Recognition of subgeneric arrangements in the Hypostominae is rare. Armbruster (2004, 2008) Proposed substantial changes to the generic composition of the Hypostominae (including the Ancistrini ), and such modifications resulted in a striking and improved classification. The author provided diagnoses for most of his recognized genera, sometimes clumping together several monotypic or small genera traditionally believed to represent different units. One of the most interesting instances of such changes is the genus Panaque , now composed of three subgenera: Panaque , Panaqolus and Scobinancistrus ( Armbruster, 2004; Lujan et al., 2010). All three genera were considered different units under a non-phylogenetic framework (e.g., Isbrücker, 2001). However, Armbruster (2004) included Panaqolus and Scobinancistrus as subgenera of Panaque , making the genus diagnosable and allowing easy recognition of any species of Panaque as member of a particular subgenus, therefore allowing taxonomic arrangements that reflect evolutionary relationships and facilitate identification of species. This is one of the cases where formal subgeneric arrangements were made for hypostomine genera, but unfortunately it is not the rule in current taxonomy of this group of fishes. Although Hypostomus lacks an explicit and formal subgeneric arrangement, there are recognized species groups, as informal hierarchical categories. Although informal, such species groups facilitate identification. For instance, the recognition of the Hypostomus cochliodon species group ( Armbruster, 2003b) makes it easier to identify a species of Hypostomus by restricting the necessary comparisons among species of the genus.

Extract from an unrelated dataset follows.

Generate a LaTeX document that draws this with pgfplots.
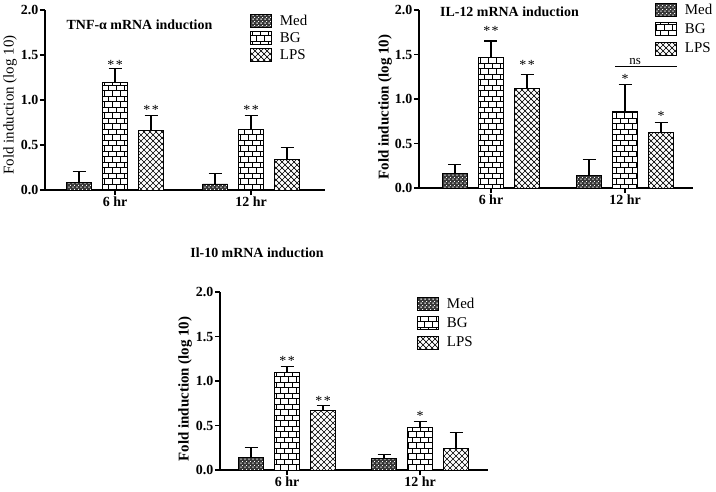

Chaetostoma , in contrast to other large or moderate genera of the Hypostominae , lacks to date explicit subgeneric arrangements, and the present recognition of the Chaetostoma anale species group is the first attempt to organize the genus. Identification of Chaetostoma species is very difficult, and taxonomic decisions are often based on geographical distribution, a very questionable taxonomic strategy for groups with poorly-resolved taxonomies. It is anticipated that recognition of subgeneric units, either formal (i.e., subgenera) or informal (i.e., species groups) will improve our understanding of the taxonomy of Chaetostoma , one of the most speciose hypostomine genera. Despite its few included species, the recognition of the C. anale species group is a first step towards a more complete scheme of classification. Further work on some other subunits within Chaetostoma is in progress and hopefully will help to clarify the taxonomy of the genus.